Tallahassee, FL 1/912 (StreetBeat) -- Bristol-Myers Squibb (NYSE: BMY) agreed late on Saturday to buy Inhibitex (Nasdaq: INHX), a maker of a hepatitis C treatment, for about $2.5 billion in cash, as major drug companies seek to bolster their pipelines with more profitable specialty products.
Under the deal, Bristol-Myers will pay $26 a share through a two-step merger, beginning with a tender offer. That represents a huge 163 percent premium over Inhibitex’s closing price Friday.
“The acquisition of Inhibitex builds on Bristol-Myers Squibb’s long history of discovering, developing and delivering innovative new medicines in virology and enriches our portfolio of investigational medicines for hepatitis C,” Lamberto Andreotti, chief executive of Bristol-Myers, said in a statement.
Many big pharmaceutical companies have turned to mergers in recent years to plug holes in their drug pipelines, in large part to replace products that are set to face generic competition. Such companies are turning increasingly to smaller biopharmaceutical players developing specialized — and therefore hard to replicate — treatments.
In Inhibitex, Bristol-Myers will buy a company focused on antiviral products. Its main drug, INX-189, is an oral medicine being developed for hepatitis C that the company hopes will form the basis for simpler treatments of the disease.
Yet the deal is an expensive bet by Bristol-Myers, which says it expects the takeover to hurt its profitability for the next four years. Its earnings are expected to fall by 4 cents a share this year and 5 cents a share next year.

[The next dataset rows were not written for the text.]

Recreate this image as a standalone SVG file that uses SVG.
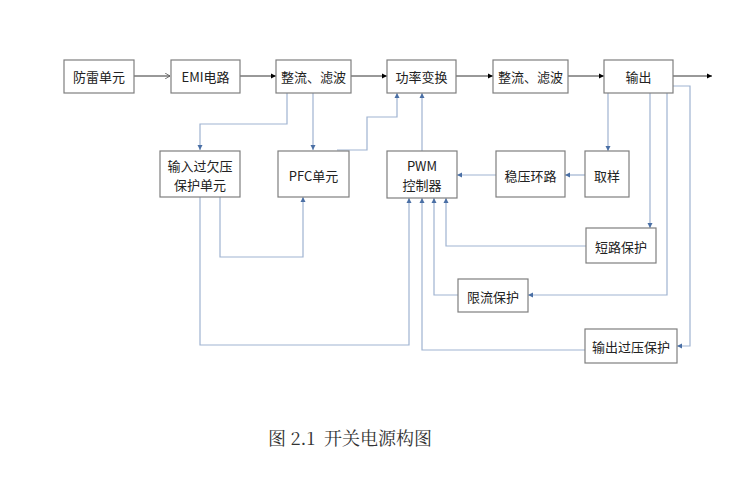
<svg xmlns="http://www.w3.org/2000/svg" width="755" height="486" viewBox="0 0 755 486">
<defs>
<marker id="ab" markerWidth="6" markerHeight="6" refX="5" refY="3" orient="auto" markerUnits="userSpaceOnUse"><path d="M0,0.5 L5,3 L0,5.5z" fill="#000"/></marker>
<marker id="ao" markerWidth="6" markerHeight="6" refX="5" refY="3" orient="auto" markerUnits="userSpaceOnUse"><path d="M0,0 L5,3 L0,6" fill="none" stroke="#555" stroke-width="0.8"/></marker>
<marker id="bl" markerWidth="6" markerHeight="6" refX="5" refY="3" orient="auto" markerUnits="userSpaceOnUse"><path d="M0,0.5 L5,3 L0,5.5z" fill="#4a6fa5"/></marker>
</defs>
<style>
rect{fill:#fff;stroke:#7f7f7f;stroke-width:1.2}
text{font-family:"Noto Sans CJK SC","Noto Sans",sans-serif;font-size:13px;fill:#222;text-anchor:middle;dominant-baseline:central}
.k{fill:none;stroke:#333;stroke-width:1}
.b{fill:none;stroke:#9fb3d1;stroke-width:1.2;marker-end:url(#bl)}
</style>
<g id="connectors">
<path class="k" d="M134,76H170" marker-end="url(#ao)"/>
<path class="k" d="M240,76H276" marker-end="url(#ab)"/>
<path class="k" d="M351,76H387" marker-end="url(#ab)"/>
<path class="k" d="M456,76H493" marker-end="url(#ab)"/>
<path class="k" d="M568,76H604" marker-end="url(#ab)"/>
<path class="k" d="M673,76H712" marker-end="url(#ab)"/>
<path class="b" d="M287,93V124H200V150"/>
<path class="b" d="M313,93V150"/>
<path class="b" d="M337,150H367V117H397V93"/>
<path class="b" d="M422,151V93"/>
<path class="b" d="M220,197V257H303V197"/>
<path class="b" d="M200,197V345H409V198"/>
<path class="b" d="M496,175H457"/>
<path class="b" d="M585,175H565"/>
<path class="b" d="M608,93V151"/>
<path class="b" d="M650,93V228"/>
<path class="b" d="M586,246H446V198"/>
<path class="b" d="M667,93V295H528"/>
<path class="b" d="M458,295H434V198"/>
<path class="b" d="M673,86H690V346H677"/>
<path class="b" d="M585,350H422V198"/>
</g>
<g id="n1"><rect x="64" y="60" width="70" height="33"/><text x="99" y="76.5">防雷单元</text></g>
<g id="n2"><rect x="171" y="60" width="69" height="33"/><text x="205.5" y="76.5">EMI电路</text></g>
<g id="n3"><rect x="276" y="60" width="75" height="33"/><text x="313.5" y="76.5">整流、滤波</text></g>
<g id="n4"><rect x="387" y="60" width="69" height="33"/><text x="421.5" y="76.5">功率变换</text></g>
<g id="n5"><rect x="493" y="60" width="75" height="33"/><text x="530.5" y="76.5">整流、滤波</text></g>
<g id="n6"><rect x="604" y="60" width="69" height="33"/><text x="638.5" y="76.5">输出</text></g>
<g id="n7"><rect x="160" y="151" width="80" height="46"/><text x="200" y="165">输入过欠压</text><text x="200" y="184">保护单元</text></g>
<g id="n8"><rect x="278" y="151" width="71" height="46"/><text x="313.5" y="175">PFC单元</text></g>
<g id="n9"><rect x="387" y="151" width="70" height="47"/><text x="422" y="165">PWM</text><text x="422" y="184">控制器</text></g>
<g id="n10"><rect x="496" y="151" width="69" height="46"/><text x="530.5" y="175">稳压环路</text></g>
<g id="n11"><rect x="585" y="151" width="44" height="46"/><text x="607" y="175">取样</text></g>
<g id="n12"><rect x="586" y="228" width="70" height="35"/><text x="621" y="246">短路保护</text></g>
<g id="n13"><rect x="458" y="279" width="70" height="33"/><text x="493" y="296">限流保护</text></g>
<g id="n14"><rect x="585" y="329" width="92" height="34"/><text x="631" y="346">输出过压保护</text></g>
<text x="350" y="437" xml:space="preserve" style="font-family:'Noto Serif CJK SC','Liberation Serif','Noto Sans CJK SC',serif;font-size:18px;fill:#333">图 2.1  开关电源构图</text>
</svg>
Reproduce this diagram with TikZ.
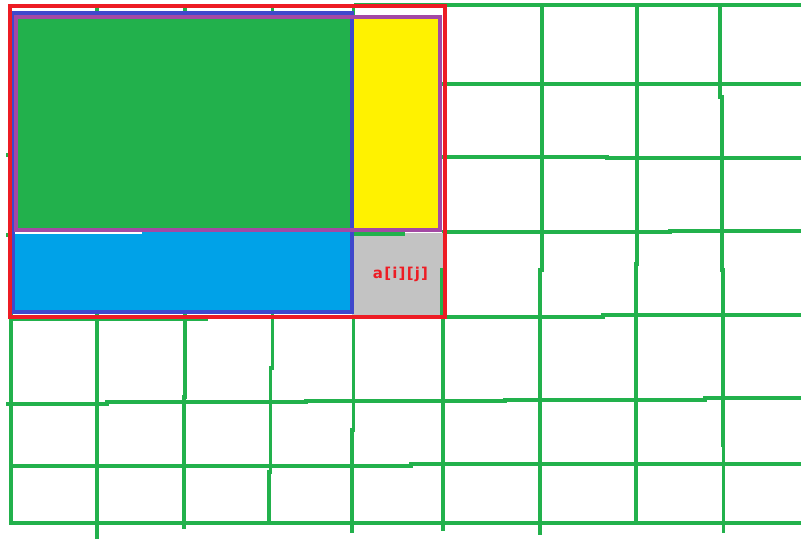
\documentclass[tikz,border=0pt]{standalone}
\usepackage{fontspec}
\newfontfamily\lblfont[LetterSpace=8]{DejaVu Sans Bold}
\definecolor{pgreen}{HTML}{22B14C}
\definecolor{pyellow}{HTML}{FFF200}
\definecolor{pcyan}{HTML}{00A2E8}
\definecolor{pgray}{HTML}{C3C3C3}
\definecolor{pred}{HTML}{ED1C24}
\definecolor{pblue}{HTML}{3F48CC}
\definecolor{ppurple}{HTML}{A349A4}
\tikzset{
  gridline/.style={draw=pgreen, line width=3.7pt},
  outline/.style={line width=3.8pt},
}
\begin{document}
\begin{tikzpicture}[x=1pt,y=-1pt]
\useasboundingbox (0,0) rectangle (801,540);
\fill[white] (0,0) rectangle (801,540);
% horizontal grid lines
\draw[gridline] (354,5.3) -- (801,5.3);
\draw[gridline] (442,83.7) -- (801,83.7);
\draw[gridline] (436,156.7) -- (607,156.7) -- (607,158) -- (801,158);
\draw[gridline] (442,232.3) -- (670,232.3) -- (670,230.7) -- (801,230.7);
\draw[gridline] (10,319) -- (208,319);
\draw[gridline] (444,317) -- (603,317) -- (603,315.3) -- (801,315.3);
\draw[gridline] (6,404.3) -- (107,404.3) -- (107,402.3) -- (306,402.3) -- (306,401) -- (505,401) -- (505,399.7) -- (705,399.7) -- (705,398.3) -- (801,398.3);
\draw[gridline] (11,465.7) -- (411,465.7) -- (411,464.3) -- (801,464.3);
\draw[gridline] (11,522.7) -- (801,522.7);
\draw[gridline] (6,155) -- (12,155);
\draw[gridline] (6,235) -- (12,235);
% vertical grid lines
\draw[gridline] (11.2,155) -- (11.2,525);
\draw[gridline] (97,5) -- (97,539);
\draw[gridline] (184.7,5) -- (184.7,397) -- (183.7,397) -- (183.7,529);
\draw[gridline] (272.4,5) -- (272.4,368) -- (270.4,368) -- (270.4,472) -- (268.9,472) -- (268.9,522.7);
\draw[gridline] (353.6,5) -- (353.6,430) -- (352,430) -- (352,533);
\draw[gridline] (443,316) -- (443,531);
\draw[gridline] (541.7,5) -- (541.7,270) -- (540,270) -- (540,535);
\draw[gridline] (637.3,5) -- (637.3,264) -- (636,264) -- (636,522.7);
\draw[gridline] (720,5) -- (720,97) -- (722,97) -- (722,270) -- (723.3,270) -- (723.3,445) -- (723.5,445) -- (723.5,533);
% fills
\fill[pgreen] (15,16) rectangle (351,230);
\fill[pyellow] (351,16) rectangle (440,230);
\fill[pcyan] (12,232) rectangle (352,312);
\fill[white] (15,231.5) rectangle (142,234.5);
\fill[pgray] (352,233) rectangle (445,316);
\draw[gridline] (352,234) -- (405,234);
\draw[gridline] (442,268) -- (442,316);
% outlines
\draw[outline, draw=pblue] (12.7,12.7) rectangle (351.7,311.7);
\draw[outline, draw=ppurple] (15.9,16.9) rectangle (439.8,229.8);
\draw[outline, draw=pred, line width=4pt] (10,6.5) rectangle (445,316.5);
% label
\node[text=pred, font=\lblfont\fontsize{15}{18}\selectfont, inner sep=0pt] (lbl) at (400.5,274.5) {a[i][j]};
\end{tikzpicture}
\end{document}
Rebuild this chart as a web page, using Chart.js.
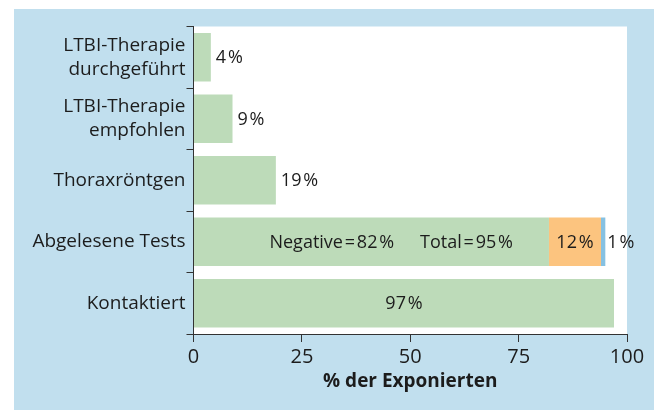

Inhibitex has not proved profitable lately, reporting annual losses from 2008 through 2010. For the quarter ended Sept. 30, the company, based in Alpharetta, Ga., reported a $5.3 million loss atop $1.3 million in revenue.
Bristol-Myers has said it plans to finance its bid by drawing upon its cash hoard. Shareholders owning about 17 percent of Inhibitex’s stock have already agreed to support the merger.